Aunque lo hagamos casi todo mal, nuestro cuerpo nos mantiene y preserva. La mayoría de nosotros somos testimonio de ello de una u otra forma. Cinco de cada seis fumadores no contraen cáncer de pulmón.16 La mayoría de las personas que integran el grupo de los principales candidatos para sufrir ataques cardiacos no sufren ataques cardiacos. Se estima que cada día entre una y cinco de nuestras células se vuelven cancerosas, pero el sistema inmunitario las captura y las mata.17 Piense en ello. Un par de docenas de veces a la semana, que son más de mil veces al año, contraemos la enfermedad más temida de nuestra época, y en cada una de esas ocasiones nuestro cuerpo nos salva. Desde luego, muy de vez en cuando un cáncer se convierte en algo más grave, y puede que nos mate, pero en términos generales los cánceres son raros: la mayoría de las células del cuerpo se replican miles y miles de millones de veces sin equivocarse. Puede que el cáncer sea una causa común de mortalidad, pero no constituye un suceso común en la vida.

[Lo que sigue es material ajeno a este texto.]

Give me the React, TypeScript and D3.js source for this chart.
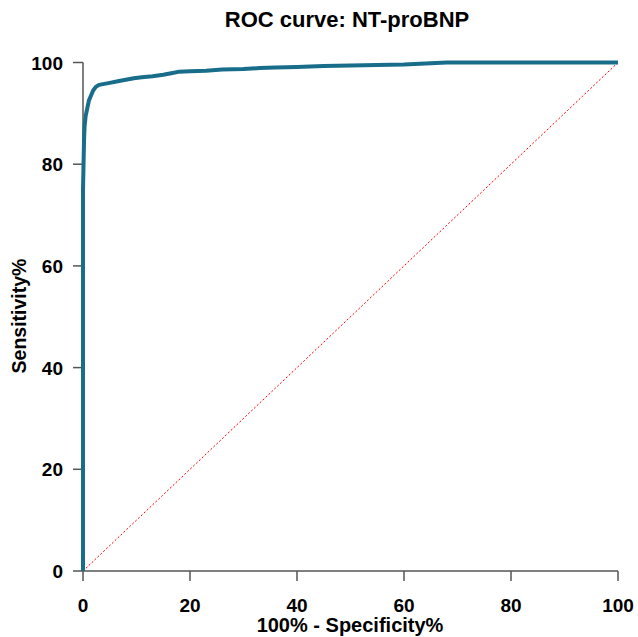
import React from "react";
import * as d3 from "d3";

const fpr = [0, 0, 0, 0.1, 0.2, 0.3, 0.5, 0.8, 1.1, 1.5, 1.9, 2.4, 3.0, 4.0, 5.0, 6.5, 8, 9.5, 11, 13, 15, 16.5, 18, 20, 23, 26, 30, 33, 36, 40, 45, 50, 55, 60, 64, 68, 100];
const tpr = [0, 40, 75, 80, 85, 87.5, 89.5, 91, 92.5, 93.5, 94.5, 95.2, 95.6, 95.8, 96.0, 96.3, 96.6, 96.9, 97.1, 97.3, 97.6, 97.9, 98.2, 98.3, 98.4, 98.6, 98.7, 98.9, 99.0, 99.1, 99.3, 99.4, 99.5, 99.6, 99.8, 100, 100];
const ticks = [0, 20, 40, 60, 80, 100];
const title = "ROC curve: NT-proBNP";
const xLabel = "100% - Specificity%";
const yLabel = "Sensitivity%";

export default function App() {
  const W = 638, H = 637;
  const x = d3.scaleLinear().domain([0, 100]).range([83, 618]);
  const y = d3.scaleLinear().domain([0, 100]).range([571, 62.5]);
  const pts: [number, number][] = fpr.map((f, i) => [f, tpr[i]]);
  const line = d3.line<[number, number]>().x(d => x(d[0])).y(d => y(d[1]));
  const font = "'Liberation Sans', Arial, sans-serif";
  const axisColor = "#555";
  return (
    <svg width={W} height={H} style={{ position: "absolute", left: 0, top: 0 }} fontFamily={font}>
      <rect width={W} height={H} fill="#fff" />
      <text x={347} y={27} textAnchor="middle" fontWeight="bold" fontSize={22}>{title}</text>
      {/* axes */}
      <line x1={x(0)} x2={x(100)} y1={y(0)} y2={y(0)} stroke={axisColor} strokeWidth={1.5} />
      <line x1={x(0)} x2={x(0)} y1={y(0)} y2={y(100)} stroke={axisColor} strokeWidth={1.5} />
      {ticks.map(t => (
        <g key={"x" + t}>
          <line x1={x(t)} x2={x(t)} y1={y(0)} y2={y(0) + 10} stroke={axisColor} strokeWidth={1.5} />
          <text x={x(t)} y={612} textAnchor="middle" fontWeight="bold" fontSize={19}>{t}</text>
        </g>
      ))}
      {ticks.map(t => (
        <g key={"y" + t}>
          <line x1={x(0) - 10} x2={x(0)} y1={y(t)} y2={y(t)} stroke={axisColor} strokeWidth={1.5} />
          <text x={63} y={y(t) + 7} textAnchor="end" fontWeight="bold" fontSize={19}>{t}</text>
        </g>
      ))}
      <text x={350} y={632} textAnchor="middle" fontWeight="bold" fontSize={20}>{xLabel}</text>
      <text transform={`translate(26,316) rotate(-90)`} textAnchor="middle" fontWeight="bold" fontSize={19.5}>{yLabel}</text>
      {/* diagonal */}
      <line x1={x(0)} y1={y(0)} x2={x(100)} y2={y(100)} stroke="#ff0000" strokeWidth={1} strokeDasharray="2,2" />
      {/* ROC curve */}
      <path d={line(pts) || ""} fill="none" stroke="#186d8b" strokeWidth={4} strokeLinejoin="round" />
    </svg>
  );
}
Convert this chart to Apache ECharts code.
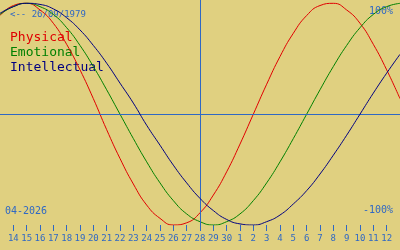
<!DOCTYPE html>
<html><head><meta charset="utf-8">
<script src="https://cdn.jsdelivr.net/npm/echarts@6/dist/echarts.min.js"></script>
<style>html,body{margin:0;padding:0;background:#E0D080;}#c{width:400px;height:250px;}</style>
</head><body><div id="c"></div>
<script>
var days = ['13','14','15','16','17','18','19','20','21','22','23','24','25','26','27','28','29','30','1','2','3','4','5','6','7','8','9','10','11','12','13'];
var physical = [89,98,100,94,82,63,40,14,-14,-40,-63,-82,-94,-100,-98,-89,-73,-52,-27,0,27,52,73,89,98,100,94,82,63,40,14];
var emotional = [90,97,100,97,90,78,62,43,22,0,-22,-43,-62,-78,-90,-97,-100,-97,-90,-78,-62,-43,-22,0,22,43,62,78,90,97,100];
var intellectual = [91,97,100,99,95,87,76,62,46,28,10,-10,-28,-46,-62,-76,-87,-95,-99,-100,-97,-91,-81,-69,-54,-37,-19,0,19,37,54];
var todayLabel = '28';
var birthText = '<-- 26/09/1979';
var monthText = '04-2026';
var topText = '100%';
var bottomText = '-100%';
var names = ['Physical','Emotional','Intellectual'];
var colors = ['#E00000','#008000','#000080'];
var accent = '#2F68C4';
var mono = '"DejaVu Sans Mono", "Liberation Mono", monospace';

var chart = echarts.init(document.getElementById('c'), null, {renderer:'canvas'});
function showTick(i){ return i > 0 && i < days.length - 1; }
var seriesData = [physical, emotional, intellectual];
var series = seriesData.map(function(d, i){
  return {type:'line', name:names[i], data:d, smooth:true, showSymbol:false, symbol:'none',
    lineStyle:{color:colors[i], width:1}, itemStyle:{color:colors[i]}, animation:false, z: 3 + i};
});
series[0].markLine = {silent:true, symbol:'none', animation:false, label:{show:false},
  lineStyle:{color:accent, width:1, type:'solid'},
  data:[{xAxis: days.indexOf(todayLabel, 1)}, {yAxis: 0}]};

chart.setOption({
  backgroundColor:'#E0D080',
  animation:false,
  grid:{left:0, right:0, top:0, bottom:25, containLabel:false},
  xAxis:{type:'category', data:days, boundaryGap:false,
    axisLine:{show:false, onZero:false},
    axisTick:{show:true, interval:function(i){return showTick(i);}, length:6, lineStyle:{color:accent, width:1}},
    axisLabel:{show:true, interval:function(i){return showTick(i);}, margin:9, fontSize:9, fontFamily:mono, color:accent},
    splitLine:{show:false}},
  yAxis:{type:'value', min:-100, max:103, show:false, splitLine:{show:false}},
  series: series,
  graphic:[
    {type:'text', left:10, top:10, style:{text:birthText, fill:accent, font:'9px ' + mono}},
    {type:'text', left:10, top:31, style:{text:names[0], fill:colors[0], font:'13px ' + mono}},
    {type:'text', left:10, top:46, style:{text:names[1], fill:colors[1], font:'13px ' + mono}},
    {type:'text', left:10, top:61, style:{text:names[2], fill:colors[2], font:'13px ' + mono}},
    {type:'text', right:7, top:6, style:{text:topText, fill:accent, font:'10px ' + mono}},
    {type:'text', right:7, top:205, style:{text:bottomText, fill:accent, font:'10px ' + mono}},
    {type:'text', left:5, top:206, style:{text:monthText, fill:accent, font:'10px ' + mono}}
  ]
});
</script></body></html>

Nuestro cuerpo es un universo de 37,2 billones de células* que operan en sincronía más o menos perfecta durante más o menos todo el tiempo.18 En condiciones normales, un dolor, una punzada de indigestión, algún que otro cardenal o grano es lo único que revela nuestro carácter imperfecto. Hay miles de cosas que pueden matarnos —algo más de 8.000, según la Clasificación Estadística Internacional de Enfermedades y Problemas Relacionados con la Salud que elabora la Organización Mundial de la Salud—, y podemos escapar de todas ellas excepto de una. Para la mayoría de nosotros, no es un mal resultado.19
Sabe Dios que no somos perfectos, ni mucho menos. Tenemos las muelas del juicio retenidas porque hemos desarrollado unas mandíbulas demasiado estrechas para dar cabida a todos los dientes de los que estamos dotados, y la pelvis demasiado pequeña para dejar pasar a los hijos sin sufrir un dolor atroz. Somos irremediablemente susceptibles al dolor de espalda. Tenemos órganos que en su mayoría no son capaces de repararse a sí mismos. Si un pez cebra sufre una lesión en el corazón, desarrolla tejido nuevo; si nos pasa a nosotros, bueno, ¡mala suerte! Casi todos los animales producen su propia vitamina C, pero nosotros no podemos: llevamos a cabo casi todo el proceso, salvo, inexplicablemente, el último paso, la producción de una única enzima.20
El milagro de la vida humana no es que tengamos algunas debilidades, sino que no nos veamos superados por ellas. No olvide que nuestros genes provienen de ancestros que durante la mayor parte del tiempo ni siquiera fueron humanos. Algunos de ellos eran peces; otros muchos eran pequeños y peludos, y vivían en madrigueras. Tales son los seres de los que hemos heredado nuestro plan corporal. Somos el producto de 3.000 millones de años de ajustes evolutivos. Sin duda todos estaríamos mucho mejor si pudiéramos empezar de cero y dotarnos de un cuerpo construido para nuestras necesidades específicas de Homo sapiens: caminar erguidos sin destrozarnos las rodillas y la espalda, tragar sin tener un elevado riesgo de atragantarnos, producir bebés como una máquina expendedora… Pero no fuimos construidos para eso. Iniciamos nuestro viaje a través de la historia en forma de gotas unicelulares flotando en mares cálidos y poco profundos. Desde entonces todo ha sido un accidente prolongado e interesante, pero a la vez extremadamente glorioso, como espero que dejen patente las páginas siguientes.